Data -

>> begin

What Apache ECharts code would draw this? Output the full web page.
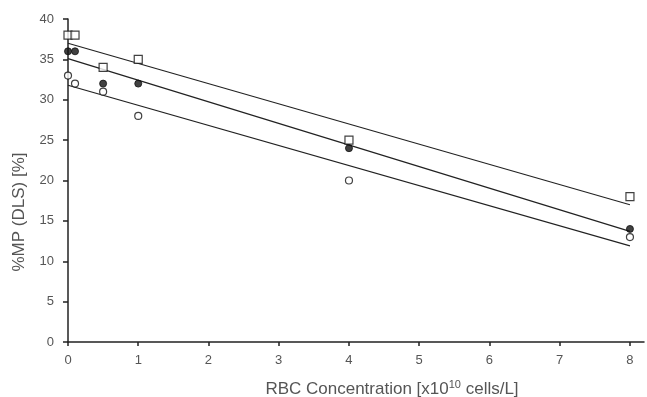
<!DOCTYPE html>
<html><head><meta charset="utf-8">
<script src="https://cdn.jsdelivr.net/npm/echarts@6/dist/echarts.min.js"></script>
<style>html,body{margin:0;padding:0;background:#fff}#c{width:647px;height:397px}</style>
</head><body><div id="c"></div>
<script>
const xVals = [0, 0.1, 0.5, 1, 4, 8];
const squares = [38, 38, 34, 35, 25, 18];
const filled = [36, 36, 32, 32, 24, 14];
const open = [33, 32, 31, 28, 20, 13];
const trendX = [0, 8];
const trendSquares = [37.0, 17.0];
const trendFilled = [35.1, 13.7];
const trendOpen = [31.8, 11.9];
const xTicks = [0, 1, 2, 3, 4, 5, 6, 7, 8];
const xTitle = 'RBC Concentration [x10{sup|10} cells/L]';
const yTitle = '%MP (DLS) [%]';

const pairs = (xs, ys) => xs.map((x, i) => [x, ys[i]]);
const font = 'Liberation Sans, Arial, sans-serif';
const txt = '#555';
const chart = echarts.init(document.getElementById('c'), null, {renderer: 'canvas'});
const lineS = (d) => ({type: 'line', data: pairs(trendX, d), symbol: 'none', silent: true,
  lineStyle: {color: '#222', width: 1.2}, z: 2});
chart.setOption({
  animation: false,
  grid: {left: 68, right: 3, top: 19, bottom: 55},
  graphic: [
    {type: 'text', x: 392, y: 389, style: {text: xTitle, fill: txt, font: '17px ' + font,
      align: 'center', verticalAlign: 'middle',
      rich: {sup: {fontSize: 11, fontFamily: font, fill: txt, verticalAlign: 'top', padding: [0, 0, 8, 0]}}}},
    {type: 'text', x: 19, y: 212, rotation: Math.PI / 2, style: {text: yTitle, fill: txt,
      font: '17px ' + font, align: 'center', verticalAlign: 'middle'}}
  ],
  xAxis: {
    type: 'value', min: 0, max: 8.2, interval: 1,
    axisLine: {lineStyle: {color: '#222', width: 1.5}},
    axisTick: {show: true, inside: false, length: 4, lineStyle: {color: '#222', width: 1.5}, customValues: xTicks},
    axisLabel: {color: txt, fontFamily: font, fontSize: 13, margin: 12, customValues: xTicks},
    splitLine: {show: false}
  },
  yAxis: {
    type: 'value', min: 0, max: 40, interval: 5,
    axisLine: {show: true, lineStyle: {color: '#222', width: 1.5}},
    axisTick: {show: true, inside: false, length: 5, lineStyle: {color: '#222', width: 1.5}},
    axisLabel: {color: txt, fontFamily: font, fontSize: 13, margin: 14},
    splitLine: {show: false}
  },
  series: [
    lineS(trendSquares), lineS(trendFilled), lineS(trendOpen),
    {type: 'scatter', data: pairs(xVals, squares), symbol: 'rect', symbolSize: 8,
      itemStyle: {color: '#fff', borderColor: '#111', borderWidth: 1.2}, z: 3},
    {type: 'scatter', data: pairs(xVals, filled), symbol: 'circle', symbolSize: 7,
      itemStyle: {color: '#111', borderColor: '#111', borderWidth: 1}, z: 4},
    {type: 'scatter', data: pairs(xVals, open), symbol: 'circle', symbolSize: 7,
      itemStyle: {color: '#fff', borderColor: '#111', borderWidth: 1.2}, z: 3}
  ]
});
</script></body></html>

>> end

What to do - Go from the first line of the data above to the line containing "const yTitle = '%MP (DLS) [%]';" and retype exactly those lines, both included, but none of the pictures.

Final answer -
What Apache ECharts code would draw this? Output the full web page.
<!DOCTYPE html>
<html><head><meta charset="utf-8">
<script src="https://cdn.jsdelivr.net/npm/echarts@6/dist/echarts.min.js"></script>
<style>html,body{margin:0;padding:0;background:#fff}#c{width:647px;height:397px}</style>
</head><body><div id="c"></div>
<script>
const xVals = [0, 0.1, 0.5, 1, 4, 8];
const squares = [38, 38, 34, 35, 25, 18];
const filled = [36, 36, 32, 32, 24, 14];
const open = [33, 32, 31, 28, 20, 13];
const trendX = [0, 8];
const trendSquares = [37.0, 17.0];
const trendFilled = [35.1, 13.7];
const trendOpen = [31.8, 11.9];
const xTicks = [0, 1, 2, 3, 4, 5, 6, 7, 8];
const xTitle = 'RBC Concentration [x10{sup|10} cells/L]';
const yTitle = '%MP (DLS) [%]';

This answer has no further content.